Personal information
- Full name: Lawrence Roosevelt Worrell
- Born: 28 August 1943 (age 83) Saint Thomas, Barbados
- Batting: Right-handed
- Bowling: Right-arm off break
- Relations: Sir Frank Worrell (cousin)

Domestic team information
- 1969: Dorset
- 1969–1972: Hampshire

Career statistics
| Competition | First-class | List A |
| Matches | 32 | 1 |
| Runs scored | 289 | – |
| Batting average | 11.56 | – |
| 100s/50s | –/1 | –/– |
| Top score | 50 | – |
| Balls bowled | 4,965 | – |
| Wickets | 65 | – |
| Bowling average | 32.55 | – |
| 5 wickets in innings | 1 | – |
| 10 wickets in match | – | – |
| Best bowling | 5/67 | – |
| Catches/stumpings | 21/– | –/– |
- Source: Cricinfo, 24 December 2009

= Larry Worrell =

Barbadian cricketer

Lawrence 'Larry' Roosevelt Worrell (born 28 August 1943) is a Barbadian-born English former first-class cricketer.

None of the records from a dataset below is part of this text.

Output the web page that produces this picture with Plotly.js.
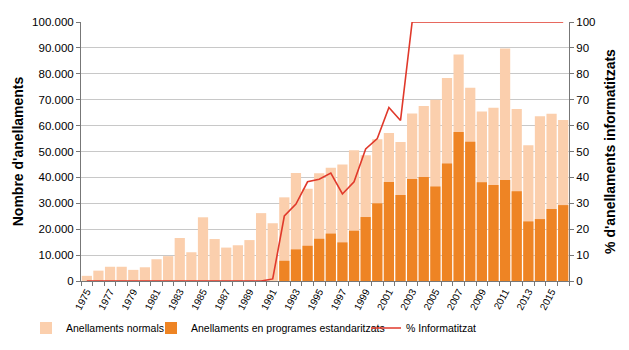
<!DOCTYPE html>
<html><head><meta charset="utf-8">
<script src="https://cdn.plot.ly/plotly-3.0.1.min.js"></script>
<style>body{margin:0;background:#fff}#c{width:629px;height:350px}</style>
</head><body><div id="c"></div>
<script>
const years = [];
for (let y = 1975; y <= 2016; y++) years.push(y);
const normals = [2000,4000,5500,5500,4300,5300,8400,9600,16600,11100,24600,16200,12900,13800,15800,26200,22300,32300,41700,35600,41600,43700,45000,50500,48600,54700,57100,53700,64700,67600,70000,78400,87500,74600,65400,66900,89800,66400,52400,63600,64600,62200];
const estandard = [null,null,null,null,null,null,null,null,null,null,null,null,null,null,null,null,null,7800,12200,13600,16300,18300,14900,19400,24700,30000,38200,33200,39400,40200,36500,45400,57500,53800,38100,37100,39000,34700,23000,23900,27800,29300];
const pct = [0,0,0,0,0,0,0,0,0,0,0,0,0,0,0,0,0.8,25.1,29.7,38.3,39.3,41.7,33.6,38.3,51,55,67,62,100,100,100,100,100,100,100,100,100,100,100,100,100,100];
const tickYears = years.filter(y => y % 2 === 1);

const traces = [
  {type:'bar', x:years, y:normals, name:'Anellaments normals', marker:{color:'#FBCFAD'}, legend:'legend'},
  {type:'bar', x:years, y:estandard, name:'Anellaments en programes estandaritzats', marker:{color:'#EE8424'}, legend:'legend2'},
  {type:'scatter', mode:'lines', x:years, y:pct, yaxis:'y2', name:'% Informatitzat', line:{color:'#E0392B', width:1.6}, legend:'legend3'}
];
const legFont = {family:'Liberation Sans, Arial, sans-serif', size:10.5, color:'#000'};
function leg(xpx){
  return {orientation:'h', xref:'container', yref:'container', x:xpx/629, xanchor:'left', y:(350-328)/350, yanchor:'middle',
    font:legFont, itemwidth:30, bgcolor:'rgba(0,0,0,0)', borderwidth:0};
}
const layout = {
  width:629, height:350,
  margin:{l:81, r:60, t:22, b:69, autoexpand:false},
  font:{family:'Liberation Sans, Arial, sans-serif', size:11.5, color:'#000'},
  separators:',.',
  barmode:'overlay', bargap:0.12,
  showlegend:true,
  legend:leg(26), legend2:leg(151), legend3:leg(366),
  xaxis:{range:[1974.5,2016.5], tickvals:tickYears, ticktext:tickYears.map(String), tickangle:-62, ticks:'', showgrid:false,
    showline:true, linecolor:'#777', linewidth:1,
    minor:{tick0:1974.5, dtick:1, ticks:'outside', ticklen:4, tickcolor:'#777', showgrid:false}, tickfont:{size:10}},
  yaxis:{range:[0,100000], dtick:10000, tickformat:',.0f', showgrid:true, gridcolor:'#C8C8C8', gridwidth:1,
    showline:true, linecolor:'#777', ticks:'outside', ticklen:4, tickcolor:'#777', zeroline:false,
    title:{text:"Nombre d'anellaments", font:{size:14, weight:'bold'}, standoff:5}},
  yaxis2:{range:[0,100], dtick:10, overlaying:'y', side:'right', showgrid:false, showline:true, linecolor:'#777',
    ticks:'outside', ticklen:4, tickcolor:'#777', zeroline:false,
    title:{text:"% d'anellaments informatitzats", font:{size:14, weight:'bold'}, standoff:10}},
  plot_bgcolor:'#fff', paper_bgcolor:'#fff'
};
Plotly.newPlot('c', traces, layout, {displayModeBar:false, staticPlot:true});
</script></body></html>
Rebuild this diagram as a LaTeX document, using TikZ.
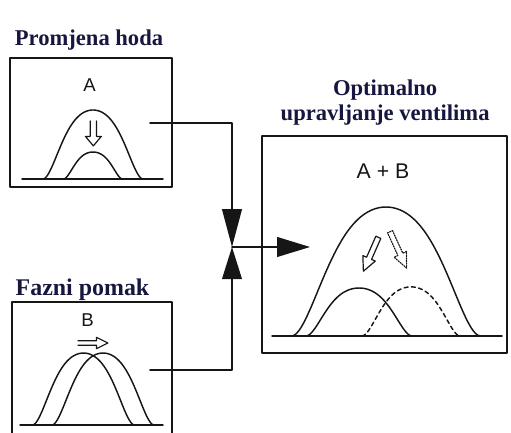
\documentclass[tikz,border=0pt]{standalone}
\usepackage{fontspec}
\setmainfont{Liberation Serif}
\newfontfamily\labelfont{Liberation Sans}
\usetikzlibrary{positioning, arrows.meta}
\definecolor{figink}{HTML}{161616}
\definecolor{figtitle}{HTML}{16163F}

\begin{document}
\begin{tikzpicture}[
  x=1cm, y=1cm,
  line cap=round, line join=round,
  declare function={lift(\t)=(1-(\t)*(\t))*(1-(\t)*(\t)*(\t)*(\t));},
  box/.style   = {draw=figink, line width=1.4pt, inner sep=0pt, anchor=center},
  ttl/.style   = {font=\fontsize{17}{19}\selectfont\bfseries, color=figtitle,
                  anchor=base, inner sep=0pt, align=center},
  lbl/.style   = {font=\labelfont\fontsize{14}{16}\selectfont, color=figink,
                  anchor=base, inner sep=0pt},
  curve/.style = {draw=figink, line width=1.1pt},
  link/.style  = {draw=figink, line width=1.4pt},
  bigtip/.style = {-{Triangle[length=#1, width=0.52cm]}},
  arrowopen/.pic = {\draw[pic actions] (0,0.12) -- (0.62,0.12) -- (0.62,0.3)
                    -- (1,0) -- (0.62,-0.3) -- (0.62,-0.12) -- (0,-0.12);},
  arrowshut/.pic = {\draw[pic actions] (0,0.12) -- (0.62,0.12) -- (0.62,0.3)
                    -- (1,0) -- (0.62,-0.3) -- (0.62,-0.12) -- (0,-0.12) -- cycle;}
]
\clip (0,0) rectangle (13.52,11.43);

% okviri
\node[box, minimum width=4.29cm, minimum height=3.41cm] (a) at (2.408,8.189) {};
\node[box, minimum width=4.23cm, minimum height=3.94cm] (b) at (2.435,1.47) {};
\node[box, minimum width=6.48cm, minimum height=5.74cm] (c) at (10.174,4.961) {};

% naslovi
\node[ttl] (ta) at (2.355,10.239) {Promjena hoda};
\node[ttl, font=\fontsize{18}{20}\selectfont\bfseries] (tb) at (2.183,3.624) {Fazni pomak};
\node[ttl] (tc) at (10.19,8.23) {Optimalno\\upravljanje ventilima};

% oznake u okvirima
\node[lbl] (la) at (2.37,8.996) {A};
\node[lbl] (lb) at (2.315,2.804) {B};
\node[lbl, font=\labelfont\fontsize{16}{18}\selectfont] (lc) at (10.134,6.72) {A + B};

% A: promjena hoda
\draw[curve] (0.582,6.694) -- (4.313,6.694);
\draw[curve] plot[domain=-1:1, samples=61] ({2.461+1.323*\x},{6.694+1.826*lift(\x)});
\draw[curve] plot[domain=-1:1, samples=61] ({2.461+0.78*\x},{6.694+0.714*lift(\x)});
\pic[draw=figink, line width=0.9pt, rotate=-90, xscale=0.66, yscale=0.7] at (2.47,8.23) {arrowopen};

% B: fazni pomak
\draw[curve] (0.529,0.185) -- (4.313,0.185);
\draw[curve] plot[domain=-1:1, samples=61] ({2.209+1.35*\x},{0.185+1.905*lift(\x)});
\draw[curve] plot[domain=-1:1, samples=61] ({2.725+1.35*\x},{0.185+1.905*lift(\x)});
\pic[draw=figink, line width=0.9pt, xscale=0.79, yscale=0.5] at (2.064,2.355) {arrowopen};

% A + B
\draw[curve] (7.197,2.54) -- (13.283,2.54);
\draw[curve] plot[domain=-1:1, samples=81] ({10.213+2.5*\x},{2.54+3.413*lift(\x)});
\draw[curve] plot[domain=-1:1, samples=61] ({9.499+1.402*\x},{2.54+1.27*lift(\x)});
\draw[curve, dash pattern=on 3pt off 2.5pt] plot[domain=-1:1, samples=61] ({10.875+1.30*\x},{2.54+1.30*lift(\x)});
\pic[draw=figink, line width=0.9pt, rotate=246.2, xscale=0.98, yscale=0.6] at (10.010,5.151) {arrowshut};
\pic[draw=figink, line width=0.9pt, densely dotted, rotate=-65.5, xscale=1.06, yscale=0.6] at (10.319,5.299) {arrowshut};

% spojevi
\coordinate (ea) at (3.969,8.176);
\coordinate (eb) at (3.969,1.640);
\coordinate (m)  at (6.138,4.895);
\coordinate (ec) at (8.203,4.895);
\draw[link, bigtip=1.0cm]  (ea) -| (m);
\draw[link, bigtip=0.85cm] (eb) -| (m);
\draw[link, bigtip=0.87cm] (m) -- (ec);

\end{tikzpicture}
\end{document}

Worrell was born in Barbados at Saint Thomas, and was educated on the island at Combermere School. He came to England to join the British Army, where he served in the Royal Corps of Signals during the 1960s. He played services cricket for the Corps of Signals, in addition to playing minor matches for the British Army cricket team. In 1969, he played minor counties cricket for Dorset, making four appearances in the Minor Counties Championship. In that same season, Worrell made his debut in first-class cricket for Hampshire against the touring New Zealanders at Southampton, but did not play for Hampshire again until 1971. An off break bowler, when Worrell played for Hampshire they were looking for a spin-bowler to replace the likes of Mervyn Burden, Alan Wassell, Keith Wheatley, and Alan Castell (who had converted to seam bowling). He made his debut in the County Championship against Nottinghamshire in 1971, and played regularly for the county during 1971 and the first half of the 1972 season. Worrell made a total of 32 first-class appearances for Hampshire, taking 65 wickets at an average of 32.55; he took one five wicket haul, with figures of 5 for 67 against Leicestershire in 1971. As a lower order batsman, he scored 289 runs at a batting average of 11.56, making one half century. Worrell was utilised by Hampshire almost exclusively in first-class cricket, but did make a solitary List A one-day appearance against Lancashire at Old Trafford in the 1972 John Player League. Although his final first-class appearance came in 1972, he remained in the Hampshire squad for the 1973 season, but New Zealand spinner David O'Sullivan was preferred over him, with O'Sullivan helping Hampshire to their first County Championship since 1961. He was released by Hampshire at the end of the 1973 season. His cousin was the former West Indian Test captain Sir Frank Worrell.